Follow TV Tropes

Following

YMMV / Light Crusader

Go To

  • Awesome Music: “Fight For The Light”, the first boss theme.
    • Also, the intro music, “Realm of Mind’s Chaos”. It really sets the tone for the rest of the game.
  • Goddamned Bats: The wizards. Spamming teleport and fireball spells, they're difficult to hit normally without taking a lot of damage yourself, and they're usually never alone. Later on, they begin battle by summoning a mirror image, making it a little harder to hit the actual wizard. Despite its status as Awesome, but Impractical, Judgment is a great spell to use on them.
  • Good Bad Bugs: The Arena in the goblin village is the absolute best place to farm gold, as it...doesn't work as it was clearly intended to. If David stands near a corner and swings his weapon at the right timing, he can hit one of the three goblins just as the captain's dialogue ends and they appear before the transition, causing it to be knocked off the platform just as the "Beat Them!" announcement starts. As the other two won't attack until after the "Beat Them!" announcement, they can be shoved off the platform since you're allowed to move even during this. Since the arena nets you 180 gold per win, a good half hour or longer of this will see you soon able to buy everything from all the shops in the game.
  • Moment of Awesome: Medieval swordsman David vs. a 20th-century war tank. David wins. Granted, he has magic and an Infinity +1 Sword, but still. And it definitely wasn't easy.
  • Self-Imposed Challenge: One of the options allows you to automatically use items when you've taken enough damage. You can actually turn this off, forcing you to heal yourself by going into your inventory to use items and necessitating inventory management since it's easy to max out your item space.
  • So Okay, It's Average: Generally regarded as one of the more passable Treasure games. The combat is considered lackluster and rather unpolished; with your sword's unreliable reach and enemy encounters that take advantage of the former to eat your health, you'll need to keep extra spell capsules and health potions to offset them.

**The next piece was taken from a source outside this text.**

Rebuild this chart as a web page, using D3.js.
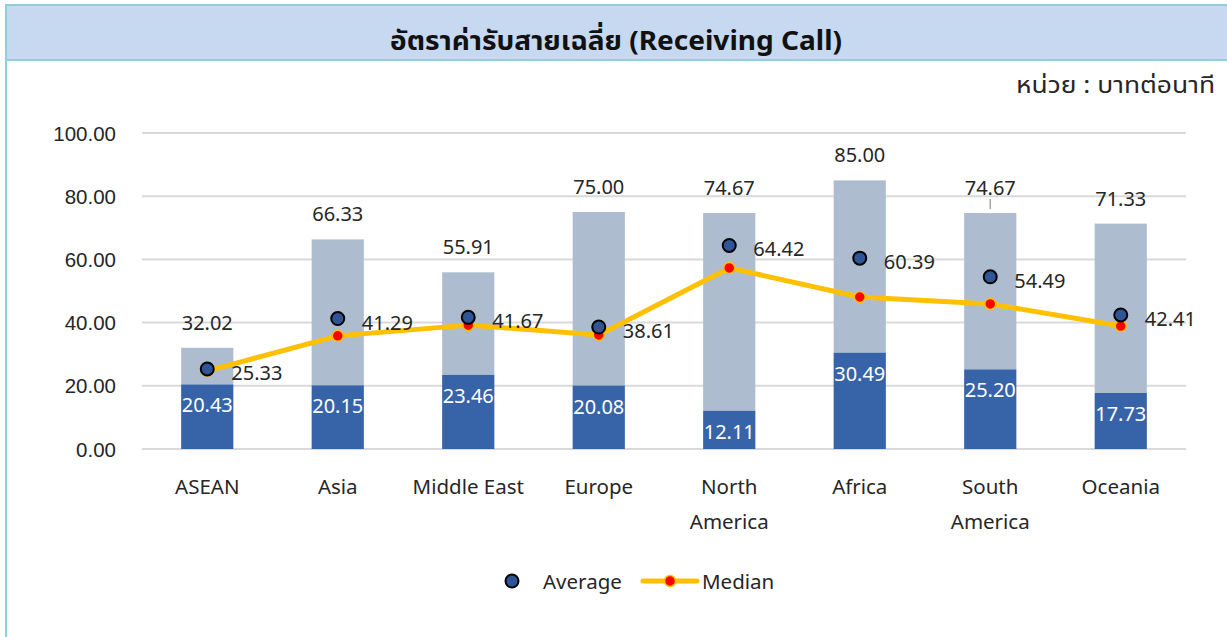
<!DOCTYPE html>
<html><head><meta charset="utf-8">
<script src="https://cdn.jsdelivr.net/npm/d3@7"></script>
<style>
body{margin:0;background:#fff;}
svg{display:block;font-family:"Noto Sans","Noto Sans Thai","Leelawadee UI",Tahoma,"DejaVu Sans",sans-serif;}
</style></head><body>
<svg id="c" width="1227" height="637"></svg>
<script>
const categories = [["ASEAN"],["Asia"],["Middle East"],["Europe"],["North","America"],["Africa"],["South","America"],["Oceania"]];
const minValues = [20.43,20.15,23.46,20.08,12.11,30.49,25.20,17.73];
const maxValues = [32.02,66.33,55.91,75.00,74.67,85.00,74.67,71.33];
const averageValues = [25.33,41.29,41.67,38.61,64.42,60.39,54.49,42.41];
const medianValues = [24.7,35.8,39.2,36.1,57.3,48.1,45.9,38.9];
const yTicks = [0,20,40,60,80,100];
const titleText = "อัตราค่ารับสายเฉลี่ย (Receiving Call)";
const unitText = "หน่วย : บาทต่อนาที";

const svg = d3.select("#c");
const W=1227,H=637;
const frame="#92CDDC";
const txt="#262626";
// frame
svg.append("rect").attr("x",6).attr("y",5).attr("width",W+10).attr("height",H+10).attr("fill","#fff").attr("stroke",frame).attr("stroke-width",2);
svg.append("rect").attr("x",6).attr("y",5).attr("width",W+10).attr("height",55).attr("fill","#C6D9F0").attr("stroke",frame).attr("stroke-width",2);
svg.append("text").attr("x",616).attr("y",50).attr("text-anchor","middle").attr("font-size",27).attr("font-weight","bold").attr("fill","#111")
 .attr("textLength",452).attr("lengthAdjust","spacingAndGlyphs").text(titleText);
svg.append("text").attr("x",1215).attr("y",93).attr("text-anchor","end").attr("font-size",23).attr("fill",txt)
 .attr("textLength",199).attr("lengthAdjust","spacingAndGlyphs").text(unitText);

const x = d3.scaleBand().domain(categories.map((d,i)=>i)).range([142,1186]).paddingInner(0.6).paddingOuter(0.3);
const y = d3.scaleLinear().domain([0,100]).range([449,133]);

// grid
svg.append("g").selectAll("line").data(yTicks).join("line")
 .attr("x1",142).attr("x2",1186).attr("y1",d=>y(d)).attr("y2",d=>y(d))
 .attr("stroke","#D9D9D9").attr("stroke-width",2);
// y axis labels
const yAxis = d3.axisLeft(y).tickValues(yTicks).tickFormat(d3.format(".2f")).tickSize(0).tickPadding(0);
const ya = svg.append("g").attr("transform","translate(116,0)").call(yAxis);
ya.select(".domain").remove();
ya.selectAll("text").attr("font-size",20.5).attr("fill",txt).attr("font-family","inherit").attr("dy","0.35em");

const idx = d3.range(categories.length);
const cx = i=>x(i)+x.bandwidth()/2;
// light bars (min..max)
svg.append("g").selectAll("rect").data(idx).join("rect")
 .attr("x",i=>x(i)).attr("width",x.bandwidth())
 .attr("y",i=>y(maxValues[i])).attr("height",i=>y(minValues[i])-y(maxValues[i]))
 .attr("fill","#ADBDCF");
// dark bars
svg.append("g").selectAll("rect").data(idx).join("rect")
 .attr("x",i=>x(i)).attr("width",x.bandwidth())
 .attr("y",i=>y(minValues[i])).attr("height",i=>y(0)-y(minValues[i]))
 .attr("fill","#3764A8");
// min labels
svg.append("g").selectAll("text").data(idx).join("text")
 .attr("x",cx).attr("y",i=>y(minValues[i])+28).attr("text-anchor","middle")
 .attr("font-size",20).attr("fill","#fff").text(i=>minValues[i].toFixed(2));
// max labels
svg.append("g").selectAll("text").data(idx).join("text")
 .attr("x",cx).attr("y",i=>y(maxValues[i])-18).attr("text-anchor","middle")
 .attr("font-size",20).attr("fill",txt).text(i=>maxValues[i].toFixed(2));
// leader line South America
svg.append("line").attr("x1",cx(6)).attr("x2",cx(6)).attr("y1",y(maxValues[6])-14).attr("y2",y(maxValues[6])-4).attr("stroke","#A6A6A6").attr("stroke-width",1.5);

// median line
const line = d3.line().x((d,i)=>cx(i)).y(d=>y(d));
svg.append("path").datum(medianValues).attr("d",line).attr("fill","none").attr("stroke","#FFC000").attr("stroke-width",5).attr("stroke-linejoin","round");
svg.append("g").selectAll("circle").data(medianValues).join("circle")
 .attr("cx",(d,i)=>cx(i)).attr("cy",d=>y(d)).attr("r",5.5).attr("fill","#FF0000").attr("stroke","#FFC000").attr("stroke-width",1.5);
// average dots
svg.append("g").selectAll("circle").data(averageValues).join("circle")
 .attr("cx",(d,i)=>cx(i)).attr("cy",d=>y(d)).attr("r",6.5).attr("fill","#2F5597").attr("stroke","#000").attr("stroke-width",2);
svg.append("g").selectAll("text").data(averageValues).join("text")
 .attr("x",(d,i)=>cx(i)+24).attr("y",d=>y(d)+11)
 .attr("font-size",20).attr("fill",txt).text(d=>d.toFixed(2));

// category labels
const xl = svg.append("g").selectAll("text").data(idx).join("text")
 .attr("x",cx).attr("y",494).attr("text-anchor","middle").attr("font-size",20.5).attr("fill",txt);
xl.selectAll("tspan").data(i=>categories[i]).join("tspan")
 .attr("x",function(){return this.parentNode.getAttribute("x");})
 .attr("dy",(d,j)=>j===0?0:35).text(d=>d);

// legend
svg.append("circle").attr("cx",512).attr("cy",581).attr("r",6.5).attr("fill","#2F5597").attr("stroke","#000").attr("stroke-width",2);
svg.append("text").attr("x",543).attr("y",589).attr("font-size",20.5).attr("fill",txt).text("Average");
svg.append("line").attr("x1",643).attr("x2",697).attr("y1",581).attr("y2",581).attr("stroke","#FFC000").attr("stroke-width",5).attr("stroke-linecap","round");
svg.append("circle").attr("cx",670).attr("cy",581).attr("r",5.5).attr("fill","#FF0000").attr("stroke","#FFC000").attr("stroke-width",1.5);
svg.append("text").attr("x",702).attr("y",589).attr("font-size",20.5).attr("fill",txt).text("Median");
</script></body></html>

But a bigger issue is that it's bankrupt of personality that fans usually expect from Treasure, like the Real Is Brown color that makes the whole game look bland. It's still a fun action RPG with impressive programming, even averting the pitfall of Isometric Projection games by adding shadows to objects, but compared to previous works like Alien Soldier, it can't compete.
  • That One Boss:
    • The Scorpion on B4. This one is difficult due to the fact that its weak spot, its face, is only safely open for a brief second or two due to its claws moving back and forth in front of it. Essentially, the only way to really damage it is to take damage yourself.
    • The Tank on B5, during one of the Army worlds. While David does nearly no damage to it, it pounds you with fire and missiles almost nonstop, making it extremely difficult to deal any damage before being forced to run from it.
    • The Giant Worm on B5, during one of the Farm worlds. While it itself isn't exactly difficult, it tends to hover in the air out of David's reach a large portion of the battle.
    • The Necromancer, the final boss of B5, is a major boss battle with magic flying everywhere and the player getting hammered nonstop unless they're particularly careful.
    • The Fat Fairy on B6. While it has only about 200HP, it tends to fly around the room quickly and will summon a green crystal that if struck, will heal the boss instead of damaging it.
  • That One Level:
    • B2 can be especially difficult for new players. The entire floor's objective is to find all four Orbs before you can progress, each one guarded by a puzzle, let alone the ones on the way to each respective shrine. Included amongst the "fun" is needing to pay attention to and remember Cullen's words, finding enough of the pieces of the torn scroll, memorizing and replaying the tune of a randomly found music box, and understanding the term "penumbra" and what it refers to.
    • B5 can be a bear to get through. Eight different worlds to get through, each with their own mechanics and at least half of which have their own boss battle, some of which can be found in That One Boss above. One of the army worlds also has Mortars, which though easy to avoid due to the slow firing rate and easy to avoid projectiles, are capable of doing upward of 70 damage, more than any other enemy or hazard in the game. Once all worlds are completed, you then face The Necromancer in a pretty rough boss fight. All of this is made even MORE difficult if the player doesn't quite understand how the worlds are chosen when jumping into the crystal.
  • That One Puzzle:
    • The ice puzzle in B5 with the boulders and ice blocks is really the only truly frustrating area in the relatively easy game.
    • The music puzzle in B2 can be this. One of the orb puzzles has four "tuning forks" in each corner of the room, with each one producing a different pitch when David strikes them. Elsewhere on the floor, you come across a music box which plays a tune. Your task is to recreate that exact tune in the room, which is a pretty difficult task to do, and is the hardest of the four orb puzzles given the others have significantly better clues and less trial and error to work out the answer.